Reproduce the material that follows, please, but only from its first line to the line containing "99.0, 99.66, 100];", inclusive.

## START

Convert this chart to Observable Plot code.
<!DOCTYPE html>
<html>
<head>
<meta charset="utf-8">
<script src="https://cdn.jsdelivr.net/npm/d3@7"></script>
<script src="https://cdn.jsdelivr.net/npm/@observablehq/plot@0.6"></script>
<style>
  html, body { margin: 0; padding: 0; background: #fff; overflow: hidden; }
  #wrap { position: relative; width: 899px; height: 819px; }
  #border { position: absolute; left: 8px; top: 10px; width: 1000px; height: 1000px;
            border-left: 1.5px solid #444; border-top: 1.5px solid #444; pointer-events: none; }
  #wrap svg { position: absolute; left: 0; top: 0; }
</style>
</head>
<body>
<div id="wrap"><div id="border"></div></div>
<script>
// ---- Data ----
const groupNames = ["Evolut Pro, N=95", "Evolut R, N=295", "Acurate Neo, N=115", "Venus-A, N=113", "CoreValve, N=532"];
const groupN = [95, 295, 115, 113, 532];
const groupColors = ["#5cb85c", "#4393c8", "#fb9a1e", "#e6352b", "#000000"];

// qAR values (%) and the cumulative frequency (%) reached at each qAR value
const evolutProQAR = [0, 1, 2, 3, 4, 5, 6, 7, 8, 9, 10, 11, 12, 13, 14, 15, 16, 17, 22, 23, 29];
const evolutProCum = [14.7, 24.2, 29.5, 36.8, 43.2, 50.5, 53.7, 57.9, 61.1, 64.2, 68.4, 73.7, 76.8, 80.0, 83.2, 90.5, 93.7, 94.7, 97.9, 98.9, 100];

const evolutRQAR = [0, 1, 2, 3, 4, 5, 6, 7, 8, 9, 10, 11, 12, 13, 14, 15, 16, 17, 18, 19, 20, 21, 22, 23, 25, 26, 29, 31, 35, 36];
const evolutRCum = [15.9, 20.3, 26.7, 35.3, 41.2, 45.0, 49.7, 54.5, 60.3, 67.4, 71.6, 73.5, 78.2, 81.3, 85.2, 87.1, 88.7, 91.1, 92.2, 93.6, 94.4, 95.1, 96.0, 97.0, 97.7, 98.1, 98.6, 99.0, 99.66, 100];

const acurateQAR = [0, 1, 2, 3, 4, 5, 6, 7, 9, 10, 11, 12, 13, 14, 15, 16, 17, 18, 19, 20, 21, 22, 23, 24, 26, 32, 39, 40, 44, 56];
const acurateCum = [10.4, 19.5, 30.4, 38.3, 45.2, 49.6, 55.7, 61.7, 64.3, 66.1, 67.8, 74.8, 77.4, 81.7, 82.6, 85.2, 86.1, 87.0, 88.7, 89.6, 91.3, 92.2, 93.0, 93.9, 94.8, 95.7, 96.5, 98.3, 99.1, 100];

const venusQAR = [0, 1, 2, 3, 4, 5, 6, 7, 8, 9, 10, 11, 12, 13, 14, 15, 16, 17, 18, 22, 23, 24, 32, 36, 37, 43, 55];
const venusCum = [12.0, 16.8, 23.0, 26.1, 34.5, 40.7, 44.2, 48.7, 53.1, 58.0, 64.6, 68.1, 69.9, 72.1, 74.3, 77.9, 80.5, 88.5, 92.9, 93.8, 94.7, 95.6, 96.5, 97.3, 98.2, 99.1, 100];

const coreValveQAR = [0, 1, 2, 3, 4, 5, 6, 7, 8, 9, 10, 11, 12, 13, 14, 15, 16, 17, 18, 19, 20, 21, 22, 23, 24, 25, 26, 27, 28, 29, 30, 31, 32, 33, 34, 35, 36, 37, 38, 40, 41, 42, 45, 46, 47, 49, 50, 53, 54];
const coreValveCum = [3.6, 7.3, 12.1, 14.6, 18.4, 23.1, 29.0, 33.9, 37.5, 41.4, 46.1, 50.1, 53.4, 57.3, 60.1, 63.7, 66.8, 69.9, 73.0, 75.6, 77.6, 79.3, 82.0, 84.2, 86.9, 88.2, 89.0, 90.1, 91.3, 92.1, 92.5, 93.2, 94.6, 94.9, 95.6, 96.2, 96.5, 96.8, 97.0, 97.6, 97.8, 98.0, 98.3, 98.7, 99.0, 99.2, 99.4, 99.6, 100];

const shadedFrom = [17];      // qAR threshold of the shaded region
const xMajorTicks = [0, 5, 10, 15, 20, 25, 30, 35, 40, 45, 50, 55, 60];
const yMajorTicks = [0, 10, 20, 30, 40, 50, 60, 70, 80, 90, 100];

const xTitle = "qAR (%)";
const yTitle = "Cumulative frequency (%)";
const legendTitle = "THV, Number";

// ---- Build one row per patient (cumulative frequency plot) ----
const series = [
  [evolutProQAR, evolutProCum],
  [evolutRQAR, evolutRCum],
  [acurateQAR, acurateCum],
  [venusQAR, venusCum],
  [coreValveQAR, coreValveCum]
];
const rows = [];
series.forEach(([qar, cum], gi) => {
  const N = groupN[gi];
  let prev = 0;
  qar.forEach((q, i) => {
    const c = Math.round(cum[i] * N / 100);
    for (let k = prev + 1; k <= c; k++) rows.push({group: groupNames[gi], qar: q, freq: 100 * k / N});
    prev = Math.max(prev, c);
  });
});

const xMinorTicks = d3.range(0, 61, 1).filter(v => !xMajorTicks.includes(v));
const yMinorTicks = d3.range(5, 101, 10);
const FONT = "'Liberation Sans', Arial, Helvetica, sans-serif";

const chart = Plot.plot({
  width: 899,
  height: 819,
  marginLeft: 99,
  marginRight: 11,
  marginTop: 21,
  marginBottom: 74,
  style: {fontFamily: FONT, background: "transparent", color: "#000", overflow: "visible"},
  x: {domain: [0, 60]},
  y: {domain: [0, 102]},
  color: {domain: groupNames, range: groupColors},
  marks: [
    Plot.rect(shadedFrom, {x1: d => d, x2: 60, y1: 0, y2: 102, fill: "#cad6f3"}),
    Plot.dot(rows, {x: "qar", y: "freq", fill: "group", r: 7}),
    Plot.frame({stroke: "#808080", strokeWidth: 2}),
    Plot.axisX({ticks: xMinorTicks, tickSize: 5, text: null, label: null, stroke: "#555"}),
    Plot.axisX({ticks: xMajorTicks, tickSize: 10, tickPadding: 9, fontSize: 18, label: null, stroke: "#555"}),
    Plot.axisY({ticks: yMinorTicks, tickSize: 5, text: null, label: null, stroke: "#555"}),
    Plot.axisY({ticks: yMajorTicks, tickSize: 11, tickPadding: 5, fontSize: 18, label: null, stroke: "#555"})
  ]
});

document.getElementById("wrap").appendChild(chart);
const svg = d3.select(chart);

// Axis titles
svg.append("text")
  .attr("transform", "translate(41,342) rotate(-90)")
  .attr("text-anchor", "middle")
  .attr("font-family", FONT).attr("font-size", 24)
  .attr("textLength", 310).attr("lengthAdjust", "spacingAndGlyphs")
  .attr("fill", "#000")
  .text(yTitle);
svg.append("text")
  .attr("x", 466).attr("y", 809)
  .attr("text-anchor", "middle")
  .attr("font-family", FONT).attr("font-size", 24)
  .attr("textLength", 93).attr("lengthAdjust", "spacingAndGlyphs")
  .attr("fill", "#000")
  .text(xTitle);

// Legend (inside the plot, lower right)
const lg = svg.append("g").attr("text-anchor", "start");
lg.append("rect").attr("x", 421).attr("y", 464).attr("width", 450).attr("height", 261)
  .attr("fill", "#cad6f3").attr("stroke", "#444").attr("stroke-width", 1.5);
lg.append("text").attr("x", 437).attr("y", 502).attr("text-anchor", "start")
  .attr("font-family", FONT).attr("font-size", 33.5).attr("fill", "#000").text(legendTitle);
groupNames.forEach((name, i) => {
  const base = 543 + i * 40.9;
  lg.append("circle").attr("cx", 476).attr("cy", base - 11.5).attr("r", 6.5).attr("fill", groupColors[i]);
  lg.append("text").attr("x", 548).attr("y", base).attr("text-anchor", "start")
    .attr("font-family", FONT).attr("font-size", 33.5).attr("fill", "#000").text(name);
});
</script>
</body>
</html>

## END

TASK ANSWER:
Convert this chart to Observable Plot code.
<!DOCTYPE html>
<html>
<head>
<meta charset="utf-8">
<script src="https://cdn.jsdelivr.net/npm/d3@7"></script>
<script src="https://cdn.jsdelivr.net/npm/@observablehq/plot@0.6"></script>
<style>
  html, body { margin: 0; padding: 0; background: #fff; overflow: hidden; }
  #wrap { position: relative; width: 899px; height: 819px; }
  #border { position: absolute; left: 8px; top: 10px; width: 1000px; height: 1000px;
            border-left: 1.5px solid #444; border-top: 1.5px solid #444; pointer-events: none; }
  #wrap svg { position: absolute; left: 0; top: 0; }
</style>
</head>
<body>
<div id="wrap"><div id="border"></div></div>
<script>
// ---- Data ----
const groupNames = ["Evolut Pro, N=95", "Evolut R, N=295", "Acurate Neo, N=115", "Venus-A, N=113", "CoreValve, N=532"];
const groupN = [95, 295, 115, 113, 532];
const groupColors = ["#5cb85c", "#4393c8", "#fb9a1e", "#e6352b", "#000000"];

// qAR values (%) and the cumulative frequency (%) reached at each qAR value
const evolutProQAR = [0, 1, 2, 3, 4, 5, 6, 7, 8, 9, 10, 11, 12, 13, 14, 15, 16, 17, 22, 23, 29];
const evolutProCum = [14.7, 24.2, 29.5, 36.8, 43.2, 50.5, 53.7, 57.9, 61.1, 64.2, 68.4, 73.7, 76.8, 80.0, 83.2, 90.5, 93.7, 94.7, 97.9, 98.9, 100];

const evolutRQAR = [0, 1, 2, 3, 4, 5, 6, 7, 8, 9, 10, 11, 12, 13, 14, 15, 16, 17, 18, 19, 20, 21, 22, 23, 25, 26, 29, 31, 35, 36];
const evolutRCum = [15.9, 20.3, 26.7, 35.3, 41.2, 45.0, 49.7, 54.5, 60.3, 67.4, 71.6, 73.5, 78.2, 81.3, 85.2, 87.1, 88.7, 91.1, 92.2, 93.6, 94.4, 95.1, 96.0, 97.0, 97.7, 98.1, 98.6, 99.0, 99.66, 100];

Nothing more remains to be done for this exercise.